Revisiting Welfare Reform

Editorial America Magazine

Twenty years ago President Bill Clinton signed the Personal Responsibility and Work Opportunity Act, better known as welfare reform. Among other provisions, the law required that able-bodied adults go to work within two years of receiving assistance and imposed a lifetime limit of five years of welfare benefits. The American Catholic bishops called the law “deeply flawed” and harmful to “hungry children.” At the time we noted the “laudable goal of moving people from demeaning dependency to dignifying work” but concluded, “this is not welfare reform but a redistribution of income—from the stigmatized poor to the fortunate classes” (“The ‘Other’ America Revisited,” Editorial, 8/31/1996).

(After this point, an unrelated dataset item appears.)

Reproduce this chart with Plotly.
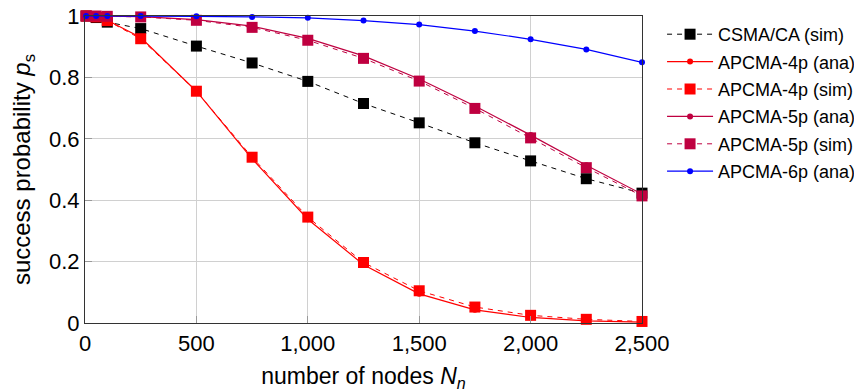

The law has had some limited success in moving people into the workforce. The program, Temporary Assistance for Needy Families, covers far fewer households than its predecessor (Aid to Families With Dependent Children), but that does not necessarily mean that fewer families need help. According to recent research by two scholars, Kathryn Edin and Luke Schaefer, the number of families living on $2 or less a day per person more than doubled between the enactment of welfare reform and 2013, to 1.6 million households. The number of children living in these extreme-poverty households also doubled, to 2.8 million. By 2013, only 26 percent of families in poverty were receiving welfare assistance, down from 68 percent in 1996.